• Objective: Will you transcribe all the entries word for word, skipping the pictures they hold?

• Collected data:
——

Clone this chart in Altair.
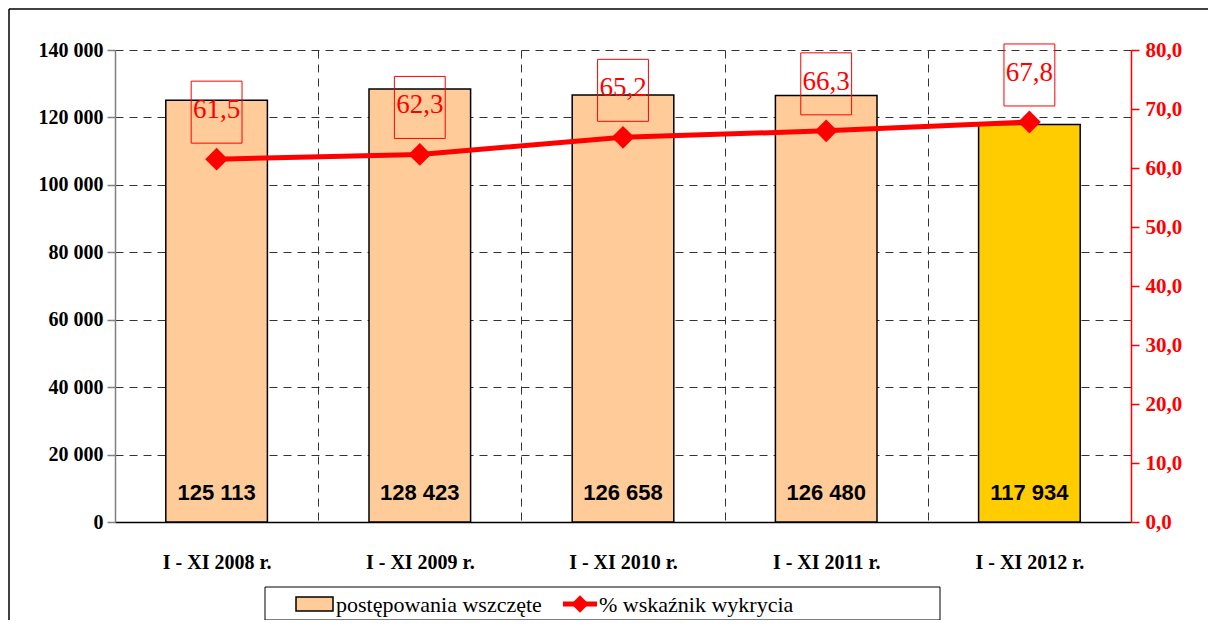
import altair as alt
import pandas as pd

categories = ["I - XI 2008 r.", "I - XI 2009 r.", "I - XI 2010 r.", "I - XI 2011 r.", "I - XI 2012 r."]
cases = [125113, 128423, 126658, 126480, 117934]
detection = [61.5, 62.3, 65.2, 66.3, 67.8]
bar_colors = ["#FFCC99", "#FFCC99", "#FFCC99", "#FFCC99", "#FFCC00"]
legend_labels = ["postępowania wszczęte", "% wskaźnik wykrycia"]

df = pd.DataFrame({
    "cat": categories,
    "cases": cases,
    "det": detection,
    "color": bar_colors,
    "cases_lbl": [f"{v:,}".replace(",", " ") for v in cases],
    "det_lbl": [f"{v:.1f}".replace(".", ",") for v in detection],
})

W, H = 1016, 472
PL, PT, PR, PB = 107, 42, 77, 98
SERIF = "Liberation Serif"

x_scale = alt.Scale(domain=categories, paddingInner=0, paddingOuter=0)
x_enc = alt.X("cat:N", sort=categories, title=None, scale=x_scale,
              axis=alt.Axis(tickBand="extent", ticks=False, grid=True, labelAngle=0,
                            gridDash=[8, 6], gridColor="#333333", gridWidth=1,
                            domainColor="black", domainWidth=1.5,
                            labelFont=SERIF, labelFontSize=20, labelFontWeight="bold",
                            labelColor="black", labelPadding=30))
x_plain = alt.X("cat:N", sort=categories, scale=x_scale, title=None)

y_left = alt.Scale(domain=[0, 140000])
y_right = alt.Scale(domain=[0, 80])

bars = alt.Chart(df).mark_bar(stroke="black", strokeWidth=1.5,
                              width=alt.RelativeBandSize(0.5)).encode(
    x=x_enc,
    y=alt.Y("cases:Q", scale=y_left, title=None,
            axis=alt.Axis(values=list(range(0, 140001, 20000)),
                          labelExpr="replace(format(datum.value, ','), ',', ' ')",
                          grid=True, gridDash=[8, 6], gridColor="#333333",
                          domainColor="#808080", domainWidth=1.5,
                          tickColor="#808080", tickSize=8, tickWidth=1.5,
                          labelFont=SERIF, labelFontSize=20, labelFontWeight="bold",
                          labelColor="black", labelPadding=4)),
    fill=alt.Fill("color:N", scale=None),
)

bar_text = alt.Chart(df).mark_text(
    font="Liberation Sans", fontSize=22, fontWeight="bold", color="black",
    baseline="middle", dy=-29,
).encode(
    x=x_plain,
    y=alt.Y(datum=0, scale=y_left, axis=None),
    text="cases_lbl:N",
)

line = alt.Chart(df).mark_line(color="#FF0000", strokeWidth=5).encode(
    x=x_plain,
    y=alt.Y("det:Q", scale=y_right, title=None,
            axis=alt.Axis(orient="right", values=list(range(0, 81, 10)),
                          labelExpr="replace(format(datum.value, '.1f'), '.', ',')",
                          grid=False, domainColor="#FF0000", domainWidth=1.5,
                          tickColor="#FF0000", tickSize=8, tickWidth=1.5,
                          labelFont=SERIF, labelFontSize=21, labelFontWeight="bold",
                          labelColor="#FF0000", labelPadding=6)),
)

points = alt.Chart(df).mark_point(shape="diamond", filled=True, color="#FF0000",
                                  size=520, opacity=1).encode(
    x=x_plain,
    y=alt.Y("det:Q", scale=y_right, axis=None),
)

boxes = alt.Chart(df).mark_point(
    shape="M-0.82,-1H0.82V1H-0.82Z", size=3844, filled=False,
    stroke="#FF0000", strokeWidth=1, opacity=1, yOffset=-47,
).encode(
    x=x_plain,
    y=alt.Y("det:Q", scale=y_right, axis=None),
)

det_text = alt.Chart(df).mark_text(
    font=SERIF, fontSize=27, color="#FF0000", baseline="middle", dy=-49,
).encode(
    x=x_plain,
    y=alt.Y("det:Q", scale=y_right, axis=None),
    text="det_lbl:N",
)

# outer frame (top and left edges) and legend (decoration)
one = pd.DataFrame({"k": [0]})
frame_top = alt.Chart(one).mark_rule(color="black", strokeWidth=1.5).encode(
    x=alt.value(-PL + 1), x2=alt.value(W + PR), y=alt.value(-PT + 1)
)
frame_left = alt.Chart(one).mark_rule(color="black", strokeWidth=1.5).encode(
    x=alt.value(-PL + 1), y=alt.value(-PT + 1), y2=alt.value(H + PB)
)
leg_box = alt.Chart(one).mark_rect(fill="white", stroke="black", strokeWidth=1).encode(
    x=alt.value(150), x2=alt.value(825), y=alt.value(537), y2=alt.value(570)
)
leg_swatch = alt.Chart(one).mark_rect(fill="#FFCC99", stroke="black", strokeWidth=1.5).encode(
    x=alt.value(181), x2=alt.value(218), y=alt.value(547), y2=alt.value(561)
)
leg_line = alt.Chart(one).mark_rule(color="#FF0000", strokeWidth=5).encode(
    x=alt.value(448), x2=alt.value(482), y=alt.value(554)
)
leg_diamond = alt.Chart(one).mark_point(shape="diamond", filled=True, color="#FF0000",
                                        size=300, opacity=1).encode(
    x=alt.value(465), y=alt.value(554)
)
leg_t1 = alt.Chart(pd.DataFrame({"t": [legend_labels[0]]})).mark_text(
    font=SERIF, fontSize=22, align="left", baseline="middle", color="black"
).encode(x=alt.value(221), y=alt.value(555), text="t:N")
leg_t2 = alt.Chart(pd.DataFrame({"t": [legend_labels[1]]})).mark_text(
    font=SERIF, fontSize=22, align="left", baseline="middle", color="black"
).encode(x=alt.value(484), y=alt.value(555), text="t:N")

chart = alt.layer(
    bars, bar_text, line, points, boxes, det_text,
    frame_top, frame_left, leg_box, leg_swatch, leg_line, leg_diamond, leg_t1, leg_t2
).resolve_scale(y="independent").properties(
    width=W, height=H,
    autosize=alt.AutoSizeParams(type="none"),
    padding={"left": PL, "top": PT, "right": PR, "bottom": PB},
).configure_view(stroke=None).configure_axis(
    labelFont=SERIF, labelFontWeight="bold", labelFontSize=20
)

chart.save("out.html", embed_options={"renderer": "svg", "actions": False})
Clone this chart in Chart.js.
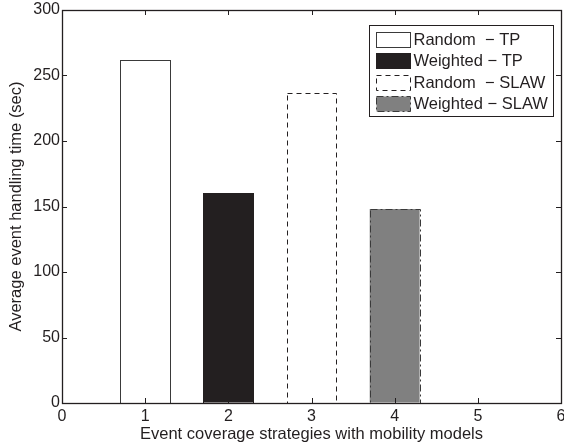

——

• Worked solution:
Clone this chart in Altair.
import altair as alt
import pandas as pd

categories = ["I - XI 2008 r.", "I - XI 2009 r.", "I - XI 2010 r.", "I - XI 2011 r.", "I - XI 2012 r."]
cases = [125113, 128423, 126658, 126480, 117934]
detection = [61.5, 62.3, 65.2, 66.3, 67.8]
bar_colors = ["#FFCC99", "#FFCC99", "#FFCC99", "#FFCC99", "#FFCC00"]
legend_labels = ["postępowania wszczęte", "% wskaźnik wykrycia"]

df = pd.DataFrame({
    "cat": categories,
    "cases": cases,
    "det": detection,
    "color": bar_colors,
    "cases_lbl": [f"{v:,}".replace(",", " ") for v in cases],
    "det_lbl": [f"{v:.1f}".replace(".", ",") for v in detection],
})

W, H = 1016, 472
PL, PT, PR, PB = 107, 42, 77, 98
SERIF = "Liberation Serif"

x_scale = alt.Scale(domain=categories, paddingInner=0, paddingOuter=0)
x_enc = alt.X("cat:N", sort=categories, title=None, scale=x_scale,
              axis=alt.Axis(tickBand="extent", ticks=False, grid=True, labelAngle=0,
                            gridDash=[8, 6], gridColor="#333333", gridWidth=1,
                            domainColor="black", domainWidth=1.5,
                            labelFont=SERIF, labelFontSize=20, labelFontWeight="bold",
                            labelColor="black", labelPadding=30))
x_plain = alt.X("cat:N", sort=categories, scale=x_scale, title=None)

y_left = alt.Scale(domain=[0, 140000])
y_right = alt.Scale(domain=[0, 80])

bars = alt.Chart(df).mark_bar(stroke="black", strokeWidth=1.5,
                              width=alt.RelativeBandSize(0.5)).encode(
    x=x_enc,
    y=alt.Y("cases:Q", scale=y_left, title=None,
            axis=alt.Axis(values=list(range(0, 140001, 20000)),
                          labelExpr="replace(format(datum.value, ','), ',', ' ')",
                          grid=True, gridDash=[8, 6], gridColor="#333333",
                          domainColor="#808080", domainWidth=1.5,
                          tickColor="#808080", tickSize=8, tickWidth=1.5,
                          labelFont=SERIF, labelFontSize=20, labelFontWeight="bold",
                          labelColor="black", labelPadding=4)),
    fill=alt.Fill("color:N", scale=None),
)

bar_text = alt.Chart(df).mark_text(
    font="Liberation Sans", fontSize=22, fontWeight="bold", color="black",
    baseline="middle", dy=-29,
).encode(
    x=x_plain,
    y=alt.Y(datum=0, scale=y_left, axis=None),
    text="cases_lbl:N",
)

line = alt.Chart(df).mark_line(color="#FF0000", strokeWidth=5).encode(
    x=x_plain,
    y=alt.Y("det:Q", scale=y_right, title=None,
            axis=alt.Axis(orient="right", values=list(range(0, 81, 10)),
                          labelExpr="replace(format(datum.value, '.1f'), '.', ',')",
                          grid=False, domainColor="#FF0000", domainWidth=1.5,
                          tickColor="#FF0000", tickSize=8, tickWidth=1.5,
                          labelFont=SERIF, labelFontSize=21, labelFontWeight="bold",
                          labelColor="#FF0000", labelPadding=6)),
)

points = alt.Chart(df).mark_point(shape="diamond", filled=True, color="#FF0000",
                                  size=520, opacity=1).encode(
    x=x_plain,
    y=alt.Y("det:Q", scale=y_right, axis=None),
)

boxes = alt.Chart(df).mark_point(
    shape="M-0.82,-1H0.82V1H-0.82Z", size=3844, filled=False,
    stroke="#FF0000", strokeWidth=1, opacity=1, yOffset=-47,
).encode(
    x=x_plain,
    y=alt.Y("det:Q", scale=y_right, axis=None),
)

det_text = alt.Chart(df).mark_text(
    font=SERIF, fontSize=27, color="#FF0000", baseline="middle", dy=-49,
).encode(
    x=x_plain,
    y=alt.Y("det:Q", scale=y_right, axis=None),
    text="det_lbl:N",
)

# outer frame (top and left edges) and legend (decoration)
one = pd.DataFrame({"k": [0]})
frame_top = alt.Chart(one).mark_rule(color="black", strokeWidth=1.5).encode(
    x=alt.value(-PL + 1), x2=alt.value(W + PR), y=alt.value(-PT + 1)
)
frame_left = alt.Chart(one).mark_rule(color="black", strokeWidth=1.5).encode(
    x=alt.value(-PL + 1), y=alt.value(-PT + 1), y2=alt.value(H + PB)
)
leg_box = alt.Chart(one).mark_rect(fill="white", stroke="black", strokeWidth=1).encode(
    x=alt.value(150), x2=alt.value(825), y=alt.value(537), y2=alt.value(570)
)
leg_swatch = alt.Chart(one).mark_rect(fill="#FFCC99", stroke="black", strokeWidth=1.5).encode(
    x=alt.value(181), x2=alt.value(218), y=alt.value(547), y2=alt.value(561)
)
leg_line = alt.Chart(one).mark_rule(color="#FF0000", strokeWidth=5).encode(
    x=alt.value(448), x2=alt.value(482), y=alt.value(554)
)
leg_diamond = alt.Chart(one).mark_point(shape="diamond", filled=True, color="#FF0000",
                                        size=300, opacity=1).encode(
    x=alt.value(465), y=alt.value(554)
)
leg_t1 = alt.Chart(pd.DataFrame({"t": [legend_labels[0]]})).mark_text(
    font=SERIF, fontSize=22, align="left", baseline="middle", color="black"
).encode(x=alt.value(221), y=alt.value(555), text="t:N")
leg_t2 = alt.Chart(pd.DataFrame({"t": [legend_labels[1]]})).mark_text(
    font=SERIF, fontSize=22, align="left", baseline="middle", color="black"
).encode(x=alt.value(484), y=alt.value(555), text="t:N")

chart = alt.layer(
    bars, bar_text, line, points, boxes, det_text,
    frame_top, frame_left, leg_box, leg_swatch, leg_line, leg_diamond, leg_t1, leg_t2
).resolve_scale(y="independent").properties(
    width=W, height=H,
    autosize=alt.AutoSizeParams(type="none"),
    padding={"left": PL, "top": PT, "right": PR, "bottom": PB},
).configure_view(stroke=None).configure_axis(
    labelFont=SERIF, labelFontWeight="bold", labelFontSize=20
)

chart.save("out.html", embed_options={"renderer": "svg", "actions": False})
Clone this chart in Chart.js.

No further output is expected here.